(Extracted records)
++++++++++

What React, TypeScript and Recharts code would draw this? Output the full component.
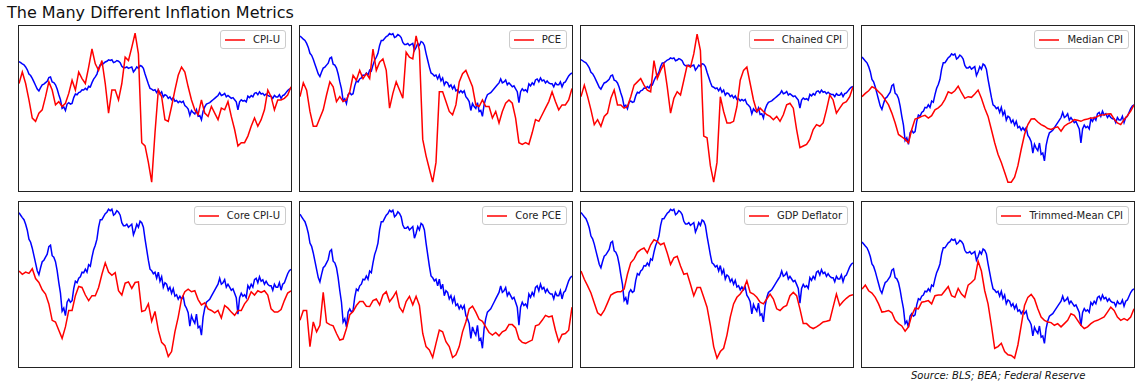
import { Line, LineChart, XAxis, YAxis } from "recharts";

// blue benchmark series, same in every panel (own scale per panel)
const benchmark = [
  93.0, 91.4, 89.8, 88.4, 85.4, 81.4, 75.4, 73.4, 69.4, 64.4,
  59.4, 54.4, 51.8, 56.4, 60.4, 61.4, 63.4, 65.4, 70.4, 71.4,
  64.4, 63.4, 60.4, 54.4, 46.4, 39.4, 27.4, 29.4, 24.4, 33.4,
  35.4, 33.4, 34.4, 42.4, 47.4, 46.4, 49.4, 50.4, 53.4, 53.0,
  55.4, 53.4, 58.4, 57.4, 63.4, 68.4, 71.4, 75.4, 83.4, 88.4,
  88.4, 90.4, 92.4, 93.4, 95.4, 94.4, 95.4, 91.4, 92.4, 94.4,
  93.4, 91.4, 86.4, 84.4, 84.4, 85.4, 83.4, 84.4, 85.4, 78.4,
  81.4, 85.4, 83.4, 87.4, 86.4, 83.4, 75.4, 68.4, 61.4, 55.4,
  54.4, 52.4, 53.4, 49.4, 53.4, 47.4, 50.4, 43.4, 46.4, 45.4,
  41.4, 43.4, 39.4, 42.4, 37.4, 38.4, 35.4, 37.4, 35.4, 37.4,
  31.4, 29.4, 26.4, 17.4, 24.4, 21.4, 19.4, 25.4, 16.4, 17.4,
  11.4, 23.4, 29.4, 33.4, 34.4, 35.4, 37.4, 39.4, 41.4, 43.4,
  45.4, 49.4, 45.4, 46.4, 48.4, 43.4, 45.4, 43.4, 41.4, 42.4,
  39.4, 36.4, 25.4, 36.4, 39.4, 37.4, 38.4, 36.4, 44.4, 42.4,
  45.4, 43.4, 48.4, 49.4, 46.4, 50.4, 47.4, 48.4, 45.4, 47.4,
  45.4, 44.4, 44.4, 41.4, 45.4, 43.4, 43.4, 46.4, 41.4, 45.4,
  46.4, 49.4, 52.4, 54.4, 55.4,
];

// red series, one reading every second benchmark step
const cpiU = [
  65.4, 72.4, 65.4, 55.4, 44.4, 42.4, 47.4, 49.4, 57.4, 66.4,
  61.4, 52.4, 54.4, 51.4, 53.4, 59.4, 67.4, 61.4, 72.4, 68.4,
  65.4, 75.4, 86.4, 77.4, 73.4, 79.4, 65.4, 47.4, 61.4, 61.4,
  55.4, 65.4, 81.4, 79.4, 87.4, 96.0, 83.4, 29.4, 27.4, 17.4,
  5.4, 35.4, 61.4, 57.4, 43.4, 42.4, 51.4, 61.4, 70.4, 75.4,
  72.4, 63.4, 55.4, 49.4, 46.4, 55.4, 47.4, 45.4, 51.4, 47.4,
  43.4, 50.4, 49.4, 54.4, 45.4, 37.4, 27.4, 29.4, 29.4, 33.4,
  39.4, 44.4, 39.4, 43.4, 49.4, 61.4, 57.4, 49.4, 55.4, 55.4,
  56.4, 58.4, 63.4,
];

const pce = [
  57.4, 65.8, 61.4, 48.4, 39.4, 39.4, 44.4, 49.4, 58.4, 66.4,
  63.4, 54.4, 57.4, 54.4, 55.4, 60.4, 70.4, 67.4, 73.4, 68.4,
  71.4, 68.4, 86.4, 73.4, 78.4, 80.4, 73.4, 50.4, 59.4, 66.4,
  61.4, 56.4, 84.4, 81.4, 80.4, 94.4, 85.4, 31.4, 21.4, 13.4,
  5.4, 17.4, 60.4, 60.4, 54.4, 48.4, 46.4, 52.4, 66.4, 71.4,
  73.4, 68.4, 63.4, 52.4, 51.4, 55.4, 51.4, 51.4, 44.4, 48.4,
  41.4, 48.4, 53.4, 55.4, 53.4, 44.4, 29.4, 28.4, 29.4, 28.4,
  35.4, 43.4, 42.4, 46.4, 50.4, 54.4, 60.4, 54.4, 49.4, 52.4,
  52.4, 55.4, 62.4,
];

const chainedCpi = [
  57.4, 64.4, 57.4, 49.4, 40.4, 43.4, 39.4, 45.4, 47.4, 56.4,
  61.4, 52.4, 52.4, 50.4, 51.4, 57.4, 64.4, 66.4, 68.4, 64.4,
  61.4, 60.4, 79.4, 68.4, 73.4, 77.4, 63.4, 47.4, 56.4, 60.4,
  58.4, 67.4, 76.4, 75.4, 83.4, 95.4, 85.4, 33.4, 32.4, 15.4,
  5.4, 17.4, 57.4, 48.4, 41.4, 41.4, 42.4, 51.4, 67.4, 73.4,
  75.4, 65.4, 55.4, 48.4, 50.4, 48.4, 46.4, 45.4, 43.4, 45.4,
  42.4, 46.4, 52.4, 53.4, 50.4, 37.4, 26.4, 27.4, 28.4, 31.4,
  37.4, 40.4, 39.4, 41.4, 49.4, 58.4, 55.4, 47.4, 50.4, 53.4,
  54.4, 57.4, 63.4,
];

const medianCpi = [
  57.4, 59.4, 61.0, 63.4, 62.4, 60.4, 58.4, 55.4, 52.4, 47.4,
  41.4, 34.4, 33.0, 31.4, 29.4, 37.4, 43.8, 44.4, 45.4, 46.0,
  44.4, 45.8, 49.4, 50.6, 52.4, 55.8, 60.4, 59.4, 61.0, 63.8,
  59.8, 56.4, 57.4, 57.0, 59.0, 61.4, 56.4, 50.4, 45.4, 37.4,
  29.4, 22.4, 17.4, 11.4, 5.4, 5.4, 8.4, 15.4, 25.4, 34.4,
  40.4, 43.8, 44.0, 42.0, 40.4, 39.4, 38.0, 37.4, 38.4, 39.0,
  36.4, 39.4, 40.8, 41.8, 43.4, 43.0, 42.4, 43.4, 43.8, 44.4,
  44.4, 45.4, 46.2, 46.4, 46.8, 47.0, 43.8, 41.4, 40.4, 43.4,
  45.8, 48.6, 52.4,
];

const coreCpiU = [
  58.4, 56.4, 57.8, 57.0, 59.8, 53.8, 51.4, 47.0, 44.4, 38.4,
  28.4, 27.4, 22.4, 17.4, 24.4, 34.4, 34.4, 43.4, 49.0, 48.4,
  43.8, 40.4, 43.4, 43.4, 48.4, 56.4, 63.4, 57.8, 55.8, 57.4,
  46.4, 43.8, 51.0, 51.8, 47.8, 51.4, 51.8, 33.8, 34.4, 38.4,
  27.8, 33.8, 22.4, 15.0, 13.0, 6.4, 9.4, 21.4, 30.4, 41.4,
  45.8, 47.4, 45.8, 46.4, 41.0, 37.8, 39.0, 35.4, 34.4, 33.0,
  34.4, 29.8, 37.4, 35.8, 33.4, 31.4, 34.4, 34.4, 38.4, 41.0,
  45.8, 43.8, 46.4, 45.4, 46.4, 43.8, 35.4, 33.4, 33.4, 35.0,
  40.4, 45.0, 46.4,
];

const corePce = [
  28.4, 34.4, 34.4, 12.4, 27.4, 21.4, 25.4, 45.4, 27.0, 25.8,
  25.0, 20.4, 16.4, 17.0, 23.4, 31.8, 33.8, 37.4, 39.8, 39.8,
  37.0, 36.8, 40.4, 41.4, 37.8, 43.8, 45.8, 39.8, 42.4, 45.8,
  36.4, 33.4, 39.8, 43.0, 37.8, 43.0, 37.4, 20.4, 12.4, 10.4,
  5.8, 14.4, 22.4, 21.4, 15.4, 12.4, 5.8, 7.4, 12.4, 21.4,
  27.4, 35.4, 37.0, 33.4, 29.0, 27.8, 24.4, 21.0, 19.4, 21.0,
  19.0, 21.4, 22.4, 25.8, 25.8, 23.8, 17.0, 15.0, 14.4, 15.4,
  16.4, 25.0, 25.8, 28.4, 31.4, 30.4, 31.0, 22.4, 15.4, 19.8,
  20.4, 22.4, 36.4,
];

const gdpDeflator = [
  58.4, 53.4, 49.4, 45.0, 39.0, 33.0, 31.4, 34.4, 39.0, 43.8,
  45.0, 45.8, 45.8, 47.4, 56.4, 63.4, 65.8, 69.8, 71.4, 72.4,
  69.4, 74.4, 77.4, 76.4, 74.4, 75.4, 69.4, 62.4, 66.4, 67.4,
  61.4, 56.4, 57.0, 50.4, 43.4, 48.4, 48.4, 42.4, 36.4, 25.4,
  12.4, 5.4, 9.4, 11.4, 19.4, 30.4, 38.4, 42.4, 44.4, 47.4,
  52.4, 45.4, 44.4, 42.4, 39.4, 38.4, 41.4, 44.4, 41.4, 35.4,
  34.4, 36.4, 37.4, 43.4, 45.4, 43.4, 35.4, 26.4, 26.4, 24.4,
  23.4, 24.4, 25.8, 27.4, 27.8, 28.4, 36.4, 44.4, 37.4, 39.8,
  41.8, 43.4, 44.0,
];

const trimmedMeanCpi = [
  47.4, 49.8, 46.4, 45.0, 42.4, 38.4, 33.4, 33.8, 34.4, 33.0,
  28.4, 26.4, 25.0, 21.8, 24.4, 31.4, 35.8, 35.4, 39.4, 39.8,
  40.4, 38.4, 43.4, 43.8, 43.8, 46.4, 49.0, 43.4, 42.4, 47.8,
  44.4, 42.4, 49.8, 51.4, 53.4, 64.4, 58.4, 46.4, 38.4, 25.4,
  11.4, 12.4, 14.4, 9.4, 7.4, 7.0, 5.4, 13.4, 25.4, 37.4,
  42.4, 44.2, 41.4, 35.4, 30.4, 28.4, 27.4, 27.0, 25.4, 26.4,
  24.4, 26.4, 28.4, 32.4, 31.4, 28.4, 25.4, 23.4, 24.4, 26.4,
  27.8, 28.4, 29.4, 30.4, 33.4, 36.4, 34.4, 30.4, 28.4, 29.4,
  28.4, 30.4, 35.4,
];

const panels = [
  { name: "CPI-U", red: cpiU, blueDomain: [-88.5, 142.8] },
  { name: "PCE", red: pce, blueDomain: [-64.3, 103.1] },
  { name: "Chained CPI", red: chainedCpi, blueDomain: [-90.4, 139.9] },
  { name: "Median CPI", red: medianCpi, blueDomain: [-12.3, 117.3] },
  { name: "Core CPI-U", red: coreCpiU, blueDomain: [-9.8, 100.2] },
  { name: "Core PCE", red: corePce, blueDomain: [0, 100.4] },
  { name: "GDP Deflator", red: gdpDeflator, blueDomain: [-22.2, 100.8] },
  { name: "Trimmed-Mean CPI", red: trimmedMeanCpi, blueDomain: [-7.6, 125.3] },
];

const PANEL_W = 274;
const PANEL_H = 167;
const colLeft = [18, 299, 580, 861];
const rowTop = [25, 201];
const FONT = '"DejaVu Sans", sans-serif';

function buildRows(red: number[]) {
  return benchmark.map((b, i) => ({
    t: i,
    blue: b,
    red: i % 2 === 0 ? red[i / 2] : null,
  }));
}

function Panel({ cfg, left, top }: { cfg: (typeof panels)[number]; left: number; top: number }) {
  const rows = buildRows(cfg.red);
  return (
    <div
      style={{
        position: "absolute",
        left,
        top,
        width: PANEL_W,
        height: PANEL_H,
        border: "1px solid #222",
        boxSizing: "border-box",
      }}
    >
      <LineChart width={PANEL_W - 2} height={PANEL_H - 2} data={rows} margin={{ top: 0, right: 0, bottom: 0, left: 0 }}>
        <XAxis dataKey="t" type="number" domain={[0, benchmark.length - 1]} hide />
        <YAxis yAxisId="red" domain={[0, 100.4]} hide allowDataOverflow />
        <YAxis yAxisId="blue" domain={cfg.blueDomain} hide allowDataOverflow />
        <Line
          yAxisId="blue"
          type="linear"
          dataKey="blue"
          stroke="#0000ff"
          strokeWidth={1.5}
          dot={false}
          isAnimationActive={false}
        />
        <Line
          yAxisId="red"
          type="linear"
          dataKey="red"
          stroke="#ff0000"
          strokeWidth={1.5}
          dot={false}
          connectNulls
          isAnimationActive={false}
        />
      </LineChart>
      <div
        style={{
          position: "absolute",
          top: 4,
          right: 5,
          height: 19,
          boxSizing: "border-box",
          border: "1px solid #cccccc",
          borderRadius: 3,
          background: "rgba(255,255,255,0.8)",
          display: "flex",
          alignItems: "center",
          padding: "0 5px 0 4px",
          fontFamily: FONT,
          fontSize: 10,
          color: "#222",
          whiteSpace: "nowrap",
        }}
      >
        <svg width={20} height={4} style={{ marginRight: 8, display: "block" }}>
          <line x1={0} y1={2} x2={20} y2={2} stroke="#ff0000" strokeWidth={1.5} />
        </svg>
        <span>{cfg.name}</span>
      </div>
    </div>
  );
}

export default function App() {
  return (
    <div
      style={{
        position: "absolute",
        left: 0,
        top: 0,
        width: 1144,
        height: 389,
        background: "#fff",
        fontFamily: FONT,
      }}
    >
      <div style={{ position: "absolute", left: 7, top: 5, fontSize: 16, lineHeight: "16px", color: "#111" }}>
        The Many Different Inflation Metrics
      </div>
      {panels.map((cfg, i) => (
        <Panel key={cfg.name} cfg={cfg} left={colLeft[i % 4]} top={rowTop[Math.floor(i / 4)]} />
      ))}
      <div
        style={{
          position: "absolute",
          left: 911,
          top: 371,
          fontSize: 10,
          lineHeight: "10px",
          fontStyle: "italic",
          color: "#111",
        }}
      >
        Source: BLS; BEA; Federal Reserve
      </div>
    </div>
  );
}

++++++++++

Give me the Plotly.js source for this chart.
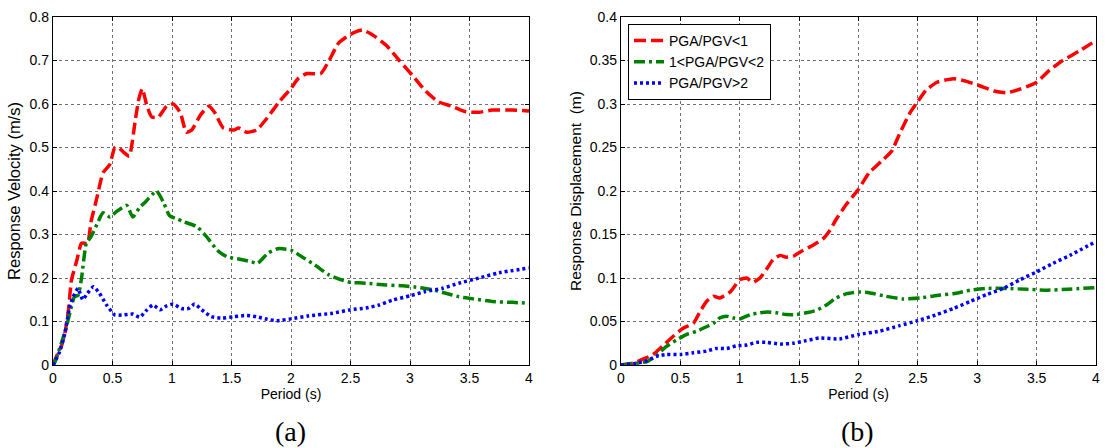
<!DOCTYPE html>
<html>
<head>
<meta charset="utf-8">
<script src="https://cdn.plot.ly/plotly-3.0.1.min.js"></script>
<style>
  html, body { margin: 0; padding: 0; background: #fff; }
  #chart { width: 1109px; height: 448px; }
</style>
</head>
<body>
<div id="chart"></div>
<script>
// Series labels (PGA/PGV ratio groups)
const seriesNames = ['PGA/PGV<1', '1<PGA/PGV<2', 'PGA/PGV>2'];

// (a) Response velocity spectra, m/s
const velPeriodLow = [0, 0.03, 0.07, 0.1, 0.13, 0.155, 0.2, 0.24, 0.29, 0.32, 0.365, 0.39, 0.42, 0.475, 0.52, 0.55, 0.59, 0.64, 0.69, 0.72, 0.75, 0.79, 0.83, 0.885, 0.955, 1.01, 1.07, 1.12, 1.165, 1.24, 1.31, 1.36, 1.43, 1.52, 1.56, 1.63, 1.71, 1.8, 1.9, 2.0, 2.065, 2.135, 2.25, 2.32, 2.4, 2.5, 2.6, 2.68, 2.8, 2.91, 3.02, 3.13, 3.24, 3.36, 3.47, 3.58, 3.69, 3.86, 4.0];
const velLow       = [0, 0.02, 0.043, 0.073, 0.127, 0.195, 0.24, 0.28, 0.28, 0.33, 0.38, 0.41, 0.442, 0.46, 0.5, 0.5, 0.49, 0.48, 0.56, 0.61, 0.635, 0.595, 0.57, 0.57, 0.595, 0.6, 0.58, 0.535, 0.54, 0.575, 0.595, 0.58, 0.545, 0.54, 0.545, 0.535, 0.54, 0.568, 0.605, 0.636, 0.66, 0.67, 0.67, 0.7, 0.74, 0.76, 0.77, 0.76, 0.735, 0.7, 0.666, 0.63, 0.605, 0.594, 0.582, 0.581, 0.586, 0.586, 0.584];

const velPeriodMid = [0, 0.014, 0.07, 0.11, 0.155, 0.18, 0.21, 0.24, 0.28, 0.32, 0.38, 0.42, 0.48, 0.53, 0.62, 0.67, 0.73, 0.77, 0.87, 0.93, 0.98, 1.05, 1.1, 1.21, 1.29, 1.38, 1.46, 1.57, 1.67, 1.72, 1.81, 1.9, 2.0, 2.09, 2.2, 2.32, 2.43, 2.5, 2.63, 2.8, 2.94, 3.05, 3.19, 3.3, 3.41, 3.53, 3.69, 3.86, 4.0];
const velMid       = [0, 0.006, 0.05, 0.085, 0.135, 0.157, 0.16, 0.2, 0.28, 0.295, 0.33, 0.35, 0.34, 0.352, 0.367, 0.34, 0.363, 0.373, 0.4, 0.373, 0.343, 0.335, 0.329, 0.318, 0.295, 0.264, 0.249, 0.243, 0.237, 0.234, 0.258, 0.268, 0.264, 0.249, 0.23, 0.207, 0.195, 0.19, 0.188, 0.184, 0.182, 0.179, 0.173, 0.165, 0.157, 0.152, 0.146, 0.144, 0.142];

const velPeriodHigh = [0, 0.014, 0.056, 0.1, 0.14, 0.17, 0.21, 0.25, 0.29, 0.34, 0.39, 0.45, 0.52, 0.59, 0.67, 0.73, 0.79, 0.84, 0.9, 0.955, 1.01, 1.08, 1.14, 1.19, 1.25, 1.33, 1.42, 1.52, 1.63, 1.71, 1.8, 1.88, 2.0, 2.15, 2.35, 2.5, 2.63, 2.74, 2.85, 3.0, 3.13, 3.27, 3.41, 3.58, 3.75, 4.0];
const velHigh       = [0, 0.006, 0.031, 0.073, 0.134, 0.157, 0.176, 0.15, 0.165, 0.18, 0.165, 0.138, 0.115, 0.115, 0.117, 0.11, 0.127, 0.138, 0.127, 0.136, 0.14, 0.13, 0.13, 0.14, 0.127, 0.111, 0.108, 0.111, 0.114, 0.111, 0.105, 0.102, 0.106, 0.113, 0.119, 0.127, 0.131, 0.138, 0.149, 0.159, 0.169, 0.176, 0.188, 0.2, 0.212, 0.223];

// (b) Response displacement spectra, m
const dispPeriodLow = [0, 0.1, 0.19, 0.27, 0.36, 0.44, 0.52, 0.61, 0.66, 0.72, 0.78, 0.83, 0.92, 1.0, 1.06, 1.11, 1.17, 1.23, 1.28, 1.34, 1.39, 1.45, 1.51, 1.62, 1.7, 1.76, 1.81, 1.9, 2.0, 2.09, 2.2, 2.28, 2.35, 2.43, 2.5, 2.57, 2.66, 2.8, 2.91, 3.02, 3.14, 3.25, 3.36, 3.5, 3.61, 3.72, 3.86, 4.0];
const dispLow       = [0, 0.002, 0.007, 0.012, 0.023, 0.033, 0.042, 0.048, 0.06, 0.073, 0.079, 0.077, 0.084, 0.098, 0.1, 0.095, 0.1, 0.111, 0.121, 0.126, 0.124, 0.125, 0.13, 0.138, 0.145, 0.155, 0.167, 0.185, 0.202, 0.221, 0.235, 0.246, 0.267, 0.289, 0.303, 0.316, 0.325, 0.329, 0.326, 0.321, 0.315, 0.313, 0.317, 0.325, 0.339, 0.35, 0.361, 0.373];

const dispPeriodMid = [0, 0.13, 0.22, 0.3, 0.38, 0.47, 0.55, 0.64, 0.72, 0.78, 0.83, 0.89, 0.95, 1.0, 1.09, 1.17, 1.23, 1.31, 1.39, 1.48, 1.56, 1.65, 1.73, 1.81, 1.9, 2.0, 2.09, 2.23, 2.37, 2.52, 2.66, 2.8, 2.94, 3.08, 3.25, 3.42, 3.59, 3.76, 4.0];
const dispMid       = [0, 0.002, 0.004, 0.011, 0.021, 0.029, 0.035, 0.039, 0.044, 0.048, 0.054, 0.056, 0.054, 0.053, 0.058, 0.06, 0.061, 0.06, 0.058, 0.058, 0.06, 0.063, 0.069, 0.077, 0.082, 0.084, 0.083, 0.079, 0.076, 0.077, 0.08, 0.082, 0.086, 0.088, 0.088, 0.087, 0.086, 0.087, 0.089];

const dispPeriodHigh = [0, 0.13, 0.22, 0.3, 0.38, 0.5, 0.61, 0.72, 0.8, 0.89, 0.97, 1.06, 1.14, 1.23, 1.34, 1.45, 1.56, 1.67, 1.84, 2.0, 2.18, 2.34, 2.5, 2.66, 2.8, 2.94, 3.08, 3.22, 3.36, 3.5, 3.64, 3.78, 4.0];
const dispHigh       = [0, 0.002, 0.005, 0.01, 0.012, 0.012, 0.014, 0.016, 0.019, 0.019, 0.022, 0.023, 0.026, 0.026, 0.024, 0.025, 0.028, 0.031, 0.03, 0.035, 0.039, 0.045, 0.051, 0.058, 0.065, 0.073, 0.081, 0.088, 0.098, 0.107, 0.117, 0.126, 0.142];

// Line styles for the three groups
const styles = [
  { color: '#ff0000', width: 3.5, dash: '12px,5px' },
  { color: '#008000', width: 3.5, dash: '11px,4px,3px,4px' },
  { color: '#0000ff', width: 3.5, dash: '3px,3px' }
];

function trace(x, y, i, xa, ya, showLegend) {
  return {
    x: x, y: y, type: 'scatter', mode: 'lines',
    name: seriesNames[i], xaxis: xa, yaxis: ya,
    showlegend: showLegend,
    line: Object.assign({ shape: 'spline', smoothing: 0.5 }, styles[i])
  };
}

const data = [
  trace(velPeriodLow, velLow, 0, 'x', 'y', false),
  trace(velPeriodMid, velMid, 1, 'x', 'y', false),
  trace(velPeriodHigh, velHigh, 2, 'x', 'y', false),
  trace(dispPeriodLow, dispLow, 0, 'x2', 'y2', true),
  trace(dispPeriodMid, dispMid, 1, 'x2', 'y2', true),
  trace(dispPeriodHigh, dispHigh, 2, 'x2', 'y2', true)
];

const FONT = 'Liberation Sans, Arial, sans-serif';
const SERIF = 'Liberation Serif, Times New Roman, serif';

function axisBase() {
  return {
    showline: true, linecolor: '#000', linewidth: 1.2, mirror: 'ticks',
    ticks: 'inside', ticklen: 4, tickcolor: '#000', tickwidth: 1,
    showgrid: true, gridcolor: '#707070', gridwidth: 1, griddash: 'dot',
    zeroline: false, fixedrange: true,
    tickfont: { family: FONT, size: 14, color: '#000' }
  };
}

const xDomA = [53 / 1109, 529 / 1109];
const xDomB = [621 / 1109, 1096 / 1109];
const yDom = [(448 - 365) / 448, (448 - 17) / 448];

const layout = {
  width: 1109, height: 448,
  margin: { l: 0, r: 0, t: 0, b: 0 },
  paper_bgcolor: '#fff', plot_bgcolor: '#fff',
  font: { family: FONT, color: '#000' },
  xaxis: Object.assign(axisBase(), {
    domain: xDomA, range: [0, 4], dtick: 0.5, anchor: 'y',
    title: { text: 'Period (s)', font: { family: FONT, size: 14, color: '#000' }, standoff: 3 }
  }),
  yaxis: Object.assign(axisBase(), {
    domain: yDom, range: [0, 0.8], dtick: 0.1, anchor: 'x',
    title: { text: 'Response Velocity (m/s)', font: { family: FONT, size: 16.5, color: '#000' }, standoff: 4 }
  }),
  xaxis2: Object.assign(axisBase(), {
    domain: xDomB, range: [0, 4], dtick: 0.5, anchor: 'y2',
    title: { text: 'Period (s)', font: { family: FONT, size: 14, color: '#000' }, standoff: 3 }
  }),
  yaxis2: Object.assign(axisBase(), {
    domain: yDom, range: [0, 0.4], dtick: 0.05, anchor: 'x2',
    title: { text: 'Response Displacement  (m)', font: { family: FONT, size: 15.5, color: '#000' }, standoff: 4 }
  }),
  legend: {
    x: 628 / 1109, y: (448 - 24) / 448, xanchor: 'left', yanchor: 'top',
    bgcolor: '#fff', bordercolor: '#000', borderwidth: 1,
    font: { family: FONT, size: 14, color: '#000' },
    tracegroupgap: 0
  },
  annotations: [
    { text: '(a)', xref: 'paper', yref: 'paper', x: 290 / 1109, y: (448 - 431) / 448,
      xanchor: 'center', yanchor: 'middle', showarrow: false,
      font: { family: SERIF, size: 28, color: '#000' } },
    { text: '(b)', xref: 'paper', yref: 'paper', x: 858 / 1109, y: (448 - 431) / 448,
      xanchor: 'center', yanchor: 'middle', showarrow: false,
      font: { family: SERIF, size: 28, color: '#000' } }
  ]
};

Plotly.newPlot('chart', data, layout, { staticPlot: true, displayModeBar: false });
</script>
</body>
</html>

++++++++++

• _Your instructions_: Every line from the one containing "Give me the Plotly.js source for this chart." through the one containing "const seriesNames = ['PGA/PGV<1', '1<PGA/PGV<2', 'PGA/PGV>2'];" should be quoted exactly, and no other lines; keep pictures out of the copy.

• _The result_:
Give me the Plotly.js source for this chart.
<!DOCTYPE html>
<html>
<head>
<meta charset="utf-8">
<script src="https://cdn.plot.ly/plotly-3.0.1.min.js"></script>
<style>
  html, body { margin: 0; padding: 0; background: #fff; }
  #chart { width: 1109px; height: 448px; }
</style>
</head>
<body>
<div id="chart"></div>
<script>
// Series labels (PGA/PGV ratio groups)
const seriesNames = ['PGA/PGV<1', '1<PGA/PGV<2', 'PGA/PGV>2'];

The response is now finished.